Pensi che l’IMU non sia un tuo problema solo perché la casa è “di famiglia”? Attento: anche una quota può costarti cara. Ci sono regole precise per evitare la tassa sulla prima casa, ma basta poco per uscirne. E quando la casa è condivisa, magari tra fratelli, la situazione si complica. Una recente sentenza della Cassazione ha messo fine ai dubbi, ma non senza sorprese.
Parlare di IMU è spesso sinonimo di confusione. Alcuni pensano che basti avere la residenza, altri credono che un legame di sangue con chi abita l’immobile basti per ottenere l’esenzione. In realtà, la normativa non lascia troppo spazio all’interpretazione: o ci sono i requisiti, o si paga.
In linea generale, la prima casa, cioè l’abitazione principale, è esente dall’IMU solo se chi la possiede soddisfa due condizioni contemporaneamente: deve avere la residenza anagrafica e deve vivere stabilmente nell’immobile, cioè avervi la dimora abituale. Sono due facce della stessa medaglia, e devono riguardare la stessa persona. Se manca anche solo uno di questi elementi, l’esenzione salta.
Poi ci sono i casi particolari, come quello delle abitazioni concesse in comodato gratuito a genitori o figli. Qui la legge consente uno sconto del 50% sulla base imponibile IMU, a patto che il contratto sia registrato, il proprietario risieda nello stesso Comune e non possieda altri immobili in Italia (esclusa la prima casa). Anche in questo caso, dunque, non si parla di esenzione totale, ma solo di riduzione parziale.
Quando però la casa è co-intestata, la situazione diventa più delicata. È questo il cuore del problema affrontato dalla Cassazione con l’ordinanza n. 9430 del 2025. La questione era semplice solo in apparenza: due fratelli erano comproprietari al 50% di un’abitazione. Uno dei due ci viveva con la propria famiglia, con tanto di residenza e utilizzo quotidiano dell’immobile. L’altro viveva altrove.
Il fratello non residente riteneva di non dover pagare nulla, sostenendo che la casa fosse comunque usata come abitazione principale e che l’uso da parte del fratello residente fosse da considerare “comune”. Ma la Cassazione ha detto no. L’esenzione IMU, ha spiegato, è un beneficio personale. Si applica solo alla quota del comproprietario che risiede e vive stabilmente nella casa. L’altro, pur non beneficiando dell’uso dell’immobile, deve pagare l’IMU sulla sua metà, perché per il fisco quella è una seconda casa.

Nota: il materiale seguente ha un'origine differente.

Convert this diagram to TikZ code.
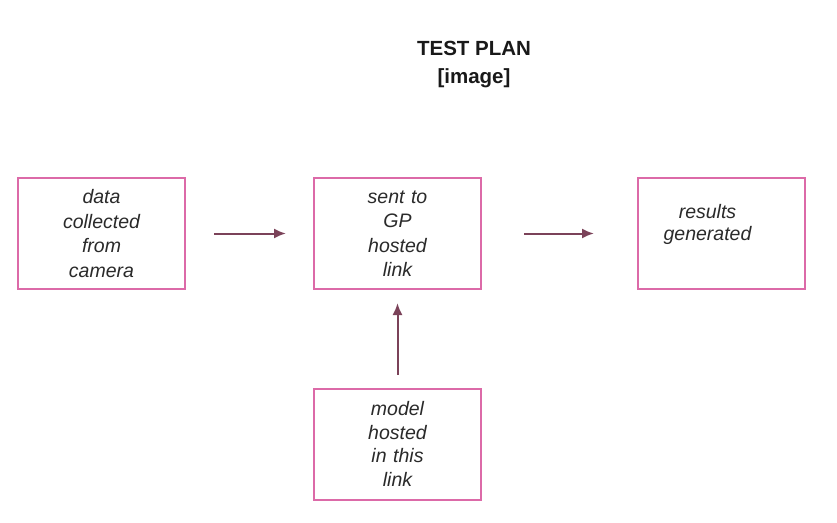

Questo principio, già espresso in altre sentenze (come la n. 24462/2022), si fonda sul fatto che le esenzioni fiscali, in quanto eccezioni, non possono essere estese a chi non rientra nei requisiti. Non basta quindi che la casa venga interamente usata da un parente per essere considerata “prima casa” per entrambi.
Una situazione apparentemente familiare e semplice può trasformarsi in un imprevisto fiscale. Forse la vera domanda da porsi è: sei davvero sicuro di conoscere le regole quando la casa è condivisa?